Records with drawing code
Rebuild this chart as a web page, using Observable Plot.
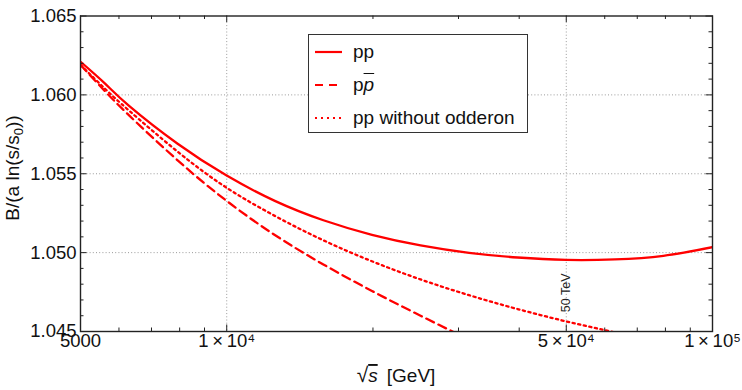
<!DOCTYPE html>
<html><head><meta charset="utf-8">
<script src="https://cdn.jsdelivr.net/npm/d3@7"></script>
<script src="https://cdn.jsdelivr.net/npm/@observablehq/plot@0.6"></script>
<style>
body{margin:0;background:#fff;font-family:"Liberation Sans",Arial,sans-serif;}
#wrap{position:relative;width:742px;height:390px;}
#legend{position:absolute;left:308px;top:34px;width:220px;height:99px;border:1.3px solid #333;background:#fff;box-sizing:border-box;}
.row{position:absolute;left:0;height:24px;display:flex;align-items:center;font-size:19px;color:#111;white-space:nowrap;}
.row svg{margin-left:6px;margin-right:11px;}
</style></head>
<body><div id="wrap"><div id="chart"></div><div id="legend"></div></div>
<script>
// ---- data ----
const ppX   = [5000, 5610, 6295, 7924, 9976, 12559, 15811, 19905, 25059, 31548, 39716, 50000, 62946, 79245, 100000];
const ppY   = [1.0621, 1.06073, 1.0593, 1.0569, 1.0549, 1.05328, 1.05205, 1.05113, 1.05046, 1.04999, 1.04969, 1.04954, 1.04957, 1.0498, 1.05035];

const pbarX = [5000, 5610, 6295, 7924, 9976, 12559, 15811, 19905, 25059, 31548];
const pbarY = [1.0619, 1.06025, 1.0587, 1.05585, 1.0533, 1.05112, 1.04925, 1.04757, 1.0460, 1.04448];

const noOddX = [5000, 5610, 6295, 7924, 9976, 12559, 15811, 19905, 25059, 31548, 39716, 50000, 62946];
const noOddY = [1.0619, 1.0604, 1.0590, 1.0564, 1.05413, 1.05233, 1.05078, 1.04945, 1.0483, 1.0473, 1.04642, 1.04564, 1.04494];

const seriesNames = ["pp", "pp\u0304", "pp without odderon"];

const xTicks = [5000, 10000, 50000, 100000];
const xTickLabels = ["5000", "1\u2009\u00d7\u200910\u2074", "5\u2009\u00d7\u200910\u2074", "1\u2009\u00d7\u200910\u2075"];
const xMinor = [6000, 7000, 8000, 9000, 20000, 30000, 40000, 60000, 70000, 80000, 90000];
const xGrid = [10000, 50000];

const yTicks = [1.045, 1.050, 1.055, 1.060, 1.065];
const yTickLabels = ["1.045", "1.050", "1.055", "1.060", "1.065"];
const yMinor = [1.046, 1.047, 1.048, 1.049, 1.051, 1.052, 1.053, 1.054, 1.056, 1.057, 1.058, 1.059, 1.061, 1.062, 1.063, 1.064];
const yGrid = [1.050, 1.055, 1.060];

const annotation = [{x: 50000, y: 1.04745, text: "50 TeV"}];

// ---- layout ----
const W = 742, H = 390, mL = 80, mR = 30, mT = 15.5, mB = 59;
const iW = W - mL - mR, iH = H - mT - mB;
const red = "#ff0000";

const toRows = (xs, ys) => xs.map((x, i) => ({x, y: ys[i]}));
const ppRows = toRows(ppX, ppY), pbarRows = toRows(pbarX, pbarY), noOddRows = toRows(noOddX, noOddY);

const xLab = new Map(xTicks.map((d, i) => [d, xTickLabels[i]]));
const yLab = new Map(yTicks.map((d, i) => [d, yTickLabels[i]]));
const tickCol = "#222";
const gridStyle = {stroke: "#9a9a9a", strokeOpacity: 1, strokeWidth: 1, strokeDasharray: "1,2.2"};

const chart = Plot.plot({
  width: W, height: H,
  marginLeft: mL, marginRight: mR, marginTop: mT, marginBottom: mB,
  style: {fontFamily: "Liberation Sans, Arial, sans-serif", background: "#fff", color: "#111"},
  x: {type: "log", domain: [5000, 100000]},
  y: {domain: [1.045, 1.065]},
  marks: [
    Plot.gridX(xGrid, gridStyle),
    Plot.gridY(yGrid, gridStyle),
    Plot.line(noOddRows, {x: "x", y: "y", stroke: red, strokeWidth: 2.3, strokeDasharray: "2.2,3.5", curve: "natural", clip: true}),
    Plot.line(pbarRows, {x: "x", y: "y", stroke: red, strokeWidth: 2.3, strokeDasharray: "8.5,5", curve: "natural", clip: true}),
    Plot.line(ppRows, {x: "x", y: "y", stroke: red, strokeWidth: 2.3, curve: "natural", clip: true}),
    Plot.text(annotation, {x: "x", y: "y", text: "text", rotate: -90, fontSize: 12.5, fill: "#222"}),
    // inward ticks, bottom & top
    Plot.ruleX(xMinor, {insetTop: iH - 3.5, stroke: tickCol}),
    Plot.ruleX(xMinor, {insetBottom: iH - 3.5, stroke: tickCol}),
    Plot.ruleX(xTicks, {insetTop: iH - 6.5, stroke: tickCol}),
    Plot.ruleX(xTicks, {insetBottom: iH - 6.5, stroke: tickCol}),
    // inward ticks, left & right
    Plot.ruleY(yMinor, {insetRight: iW - 3.5, stroke: tickCol}),
    Plot.ruleY(yMinor, {insetLeft: iW - 3.5, stroke: tickCol}),
    Plot.ruleY(yTicks, {insetRight: iW - 6.5, stroke: tickCol}),
    Plot.ruleY(yTicks, {insetLeft: iW - 6.5, stroke: tickCol}),
    Plot.frame({stroke: "#222", strokeWidth: 1.4}),
    Plot.axisX(xTicks, {tickSize: 0, tickPadding: 2, tickFormat: d => xLab.get(d), fontSize: 18.5, label: null}),
    Plot.axisY(yTicks, {tickSize: 0, tickPadding: 4, tickFormat: d => yLab.get(d), fontSize: 18.5, label: null})
  ]
});
document.getElementById("chart").appendChild(chart);

// ---- axis titles ----
const svg = d3.select(chart);
const xt = svg.append("text").attr("x", 396).attr("y", 382).attr("text-anchor", "middle")
  .attr("font-size", 19).attr("fill", "#111");
xt.append("tspan").attr("font-size", 21).text("\u221a");
xt.append("tspan").attr("font-style", "italic").attr("text-decoration", "overline").text("s");
xt.append("tspan").text("\u2009 [GeV]");

const yt = svg.append("text").attr("transform", "translate(19,168) rotate(-90)").attr("text-anchor", "middle")
  .attr("font-size", 19).attr("fill", "#111");
yt.append("tspan").text("B/(a ln(s/s");
yt.append("tspan").attr("font-size", 13).attr("dy", 4).text("0");
yt.append("tspan").attr("dy", -4).text("))");

// ---- legend ----
const legend = document.getElementById("legend");
const dashes = [null, "8,6", "2,4"];
const tops = [5, 37.5, 71];
seriesNames.forEach((name, i) => {
  const row = document.createElement("div");
  row.className = "row";
  row.style.top = tops[i] + "px";
  const dash = dashes[i] ? `stroke-dasharray="${dashes[i]}"` : "";
  let label = name;
  if (i === 1) label = 'p<span style="font-style:italic;text-decoration:overline">p</span>';
  row.innerHTML = `<svg width="27" height="10"><line x1="0" x2="27" y1="5" y2="5" stroke="${red}" stroke-width="2.2" ${dash}/></svg><span>${label}</span>`;
  legend.appendChild(row);
});
</script>
</body></html>
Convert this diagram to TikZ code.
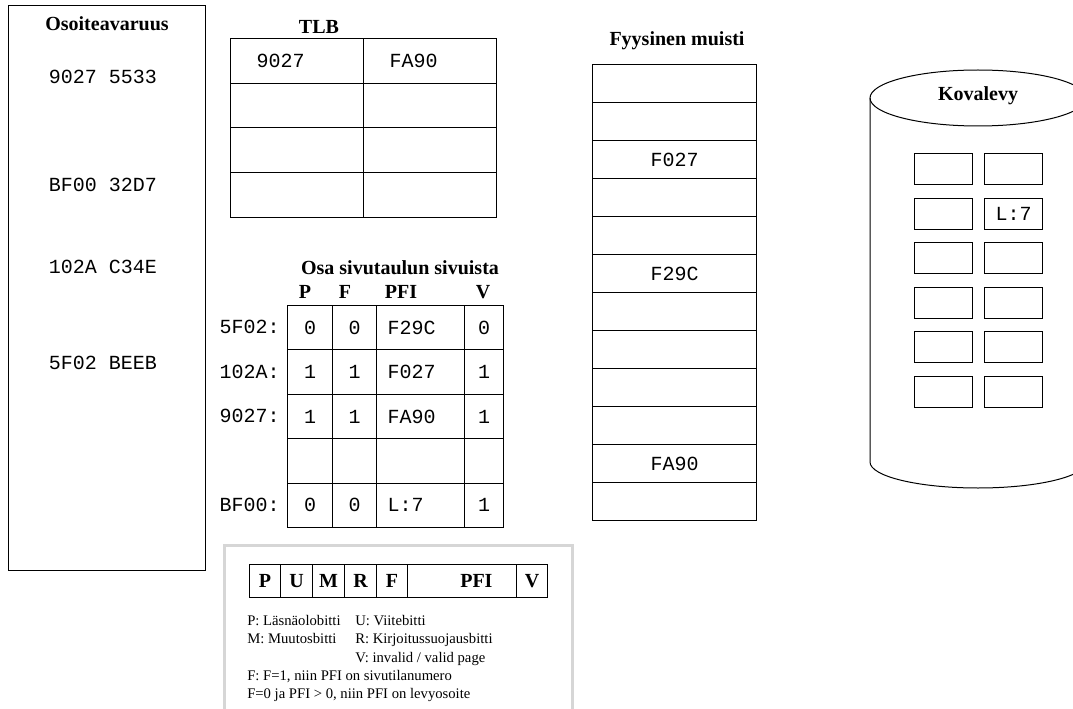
\documentclass[tikz,border=0pt]{standalone}
\usepackage{fontspec}
\setmainfont{Liberation Serif}
\setmonofont{Liberation Mono}
\definecolor{framegray}{RGB}{214,214,214}

\begin{document}
\begin{tikzpicture}[
  x=0.75pt, y=-0.75pt,
  ttl/.style={font=\fontsize{15}{18}\selectfont\bfseries, inner sep=0pt, anchor=base},
  hex/.style={font=\fontsize{15}{18}\selectfont\ttfamily, inner sep=0pt},
  cell/.style 2 args={draw, line width=0.75pt, anchor=north west, inner sep=0pt,
    minimum width=#1*0.75pt, minimum height=#2*0.75pt, hex},
  bit/.style={cell={#1}{33}, font=\fontsize{15}{18}\selectfont\bfseries},
  note/.style={font=\fontsize{11}{13}\selectfont, inner sep=0pt, anchor=base west}
]
\useasboundingbox (0,0) rectangle (1073,709);
\clip (0,0) rectangle (1073,709);

% address space
\node[cell={197}{565}] (addr) at (8,5) {};
\node[ttl] (addrtitle) at (107,30.5) {Osoiteavaruus};
\node[hex] (va1) at (103,77) {9027 5533};
\node[hex] (va2) at (103,185) {BF00 32D7};
\node[hex] (va3) at (103,267) {102A C34E};
\node[hex] (va4) at (103,363) {5F02 BEEB};

% TLB
\node[ttl] (tlbtitle) at (319,33.5) {TLB};
\foreach \r/\k/\f in {0/9027/FA90, 1/{}/{}, 2/{}/{}, 3/{}/{}} {
  \node[cell={133}{44.75}, text width=81*0.75pt, align=left, inner xsep=26*0.75pt]
    (tlbk\r) at (230,{38+44.75*\r}) {\k};
  \node[cell={133}{44.75}, text width=81*0.75pt, align=left, inner xsep=26*0.75pt]
    (tlbf\r) at (363,{38+44.75*\r}) {\f};
}

% page table
\node[ttl] (pttitle) at (400,274.5) {Osa sivutaulun sivuista};
\node[ttl] (hP) at (305,298.5) {P};
\node[ttl] (hF) at (345,298.5) {F};
\node[ttl] (hPFI) at (401,298.5) {PFI};
\node[ttl] (hV) at (483,298.5) {V};
\foreach \r/\lab/\p/\f/\pfi/\v in {0/5F02:/0/0/F29C/0, 1/102A:/1/1/F027/1,
    2/9027:/1/1/FA90/1, 3/{}/{}/{}/{}/{}, 4/BF00:/0/0/L:7/1} {
  \node[hex, anchor=east] (pt\r-lab) at (280,{327.2+44.4*\r}) {\lab};
  \node[cell={45}{44.4}] (pt\r-p) at (287,{305+44.4*\r}) {\p};
  \node[cell={44}{44.4}] (pt\r-f) at (332,{305+44.4*\r}) {\f};
  \node[cell={88}{44.4}, text width=66*0.75pt, align=left, inner xsep=11*0.75pt]
    (pt\r-pfi) at (376,{305+44.4*\r}) {\pfi};
  \node[cell={39}{44.4}] (pt\r-v) at (464,{305+44.4*\r}) {\v};
}

% physical memory
\node[ttl] (memtitle) at (677,46) {Fyysinen muisti};
\foreach \t [count=\i from 0] in {{},{},F027,{},{},F29C,{},{},{},{},FA90,{}}
  \node[cell={164}{38}] (mem\i) at (592,{64+38*\i}) {\t};

% disk
\draw[line width=0.75pt] (978,98) ellipse [x radius=108, y radius=28];
\draw[line width=0.75pt] (870,98) -- (870,462)
  arc[start angle=180, end angle=0, x radius=108, y radius=26] -- (1086,98);
\node[ttl] (disktitle) at (978,101) {Kovalevy};
\foreach \r/\a/\b in {0/{}/{}, 1/{}/L:7, 2/{}/{}, 3/{}/{}, 4/{}/{}, 5/{}/{}} {
  \node[cell={58}{31}] (dskl\r) at (914,{153+44.6*\r}) {\a};
  \node[cell={58}{31}] (dskr\r) at (984,{153+44.6*\r}) {\b};
}

% legend
\draw[framegray, line width=2.25pt] (224,715) -- (224,545) -- (572,545) -- (572,715);
\foreach \x/\w/\b in {249/31/P, 280/32/U, 312/32/M, 344/32/R, 376/31/F}
  \node[bit=\w] (bit\b) at (\x,564) {\b};
\node[bit=109, text width=61*0.75pt, align=right, inner xsep=24*0.75pt] (bitPFI) at (407,564) {PFI};
\node[bit=31] (bitV) at (516,564) {V};
\node[note] (nP) at (247,625) {P: Läsnäolobitti};
\node[note] (nU) at (355,625) {U: Viitebitti};
\node[note] (nM) at (247,643) {M: Muutosbitti};
\node[note] (nR) at (355,643) {R: Kirjoitussuojausbitti};
\node[note] (nV) at (355,662) {V: invalid / valid page};
\node[note] (nF1) at (247,680) {F: F=1, niin PFI on sivutilanumero};
\node[note] (nF0) at (247,698) {F=0 ja PFI > 0, niin PFI on levyosoite};
\end{tikzpicture}
\end{document}
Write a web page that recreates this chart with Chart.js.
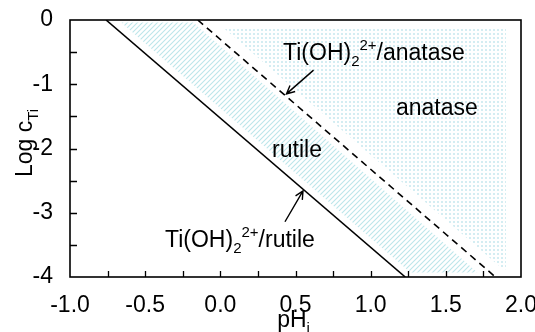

*AIM*:
Up to and including the line containing "1.04957, 1.0498, 1.05035];", quote each line of the entries above from the very first, please, exactly and without images.

*THE SOLUTION*:
Rebuild this chart as a web page, using Observable Plot.
<!DOCTYPE html>
<html><head><meta charset="utf-8">
<script src="https://cdn.jsdelivr.net/npm/d3@7"></script>
<script src="https://cdn.jsdelivr.net/npm/@observablehq/plot@0.6"></script>
<style>
body{margin:0;background:#fff;font-family:"Liberation Sans",Arial,sans-serif;}
#wrap{position:relative;width:742px;height:390px;}
#legend{position:absolute;left:308px;top:34px;width:220px;height:99px;border:1.3px solid #333;background:#fff;box-sizing:border-box;}
.row{position:absolute;left:0;height:24px;display:flex;align-items:center;font-size:19px;color:#111;white-space:nowrap;}
.row svg{margin-left:6px;margin-right:11px;}
</style></head>
<body><div id="wrap"><div id="chart"></div><div id="legend"></div></div>
<script>
// ---- data ----
const ppX   = [5000, 5610, 6295, 7924, 9976, 12559, 15811, 19905, 25059, 31548, 39716, 50000, 62946, 79245, 100000];
const ppY   = [1.0621, 1.06073, 1.0593, 1.0569, 1.0549, 1.05328, 1.05205, 1.05113, 1.05046, 1.04999, 1.04969, 1.04954, 1.04957, 1.0498, 1.05035];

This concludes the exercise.